June 13, 2021 7:09:16 pm
By Dr Vanshika Gupta Adukia
The Government of India recently gave its approval to administer the COVID-19 vaccination to lactating women, who wish to take the dose. This approval comes after consistent backing and recommendations from The Federation of Obstetric & Gynecological Societies of India (FOGSI) and The National Expert Group on Vaccine Administration for COVID-19 (NEGVAC). Both bodies state that the “benefits of the vaccine outweigh the risks” and therefore women who are breastfeeding must be educated about the vaccine and given the choice to make an informed decision.
Several lactating mothers find themselves in a dilemma regarding their next step with respect to the vaccine. Their major concerns revolve around the impact of the vaccine on their breastmilk supply and its effect on the infant.

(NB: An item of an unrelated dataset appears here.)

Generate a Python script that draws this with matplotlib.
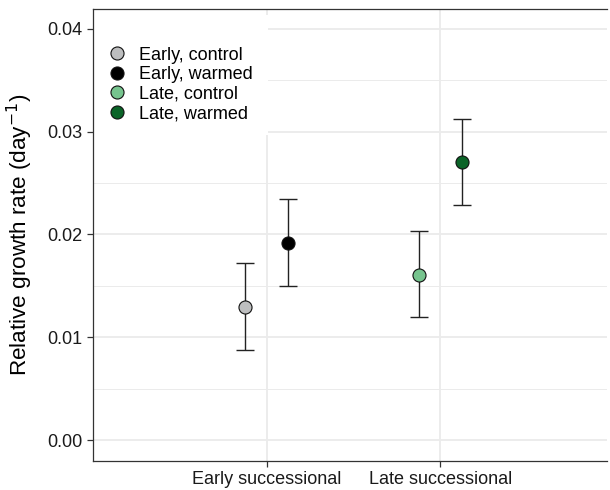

For all such breastfeeding mothers it could prove to be assuring that many paediatricians across the country have further stated that vaccinating lactating mothers could help provide infants with antibodies via breast milk. This would further help build relative immunity against the virus in these children.
Recently, this reasoning was also backed by the President of the Indian Society of Clinical Research (ISCR), stating that vaccinating lactating mums gives protection against the virus for two as she is breastfeeding her baby.
Although there is limited data on the effect of the Indian vaccine on lactating women, it would be noteworthy that both vaccines available in India are non-live vaccines. Additionally, the spike protein used for these vaccines is being made using technology that is time-tested. Hence, it is believed that both the non-live Indian vaccines will not get excreted in breastmilk or be absorbed by infants.
Another point of discussion among breastfeeding mothers is to consider weaning their babies off breast milk in order to take the vaccine. Many misleading sources have been claiming that one must pause the process of breastfeeding for a couple of days post-vaccination, which are false claims and not medically supported. Contrary to this, it must be kept in mind that for infants under the age of six months, breast milk is the primary source of nutrition and highly recommended as their main source of food.
For those who still wish to take a gap from giving breastmilk in the immediate days post-vaccination, it is recommended that they look at offering previously expressed and stored breast milk to the infant during that time-frame. This will help ease the mother’s mind of any doubts that she may have but also look after the infant’s nutritional needs without negatively impacting the breastfeeding journey.
Vaccination in no way should be the reason to discontinue breastfeeding at any point.
(The writer is a Pregnancy/Childbirth and Lactation Specialist, Pelvic Floor Physiotherapist and the Founder of Therhappy.)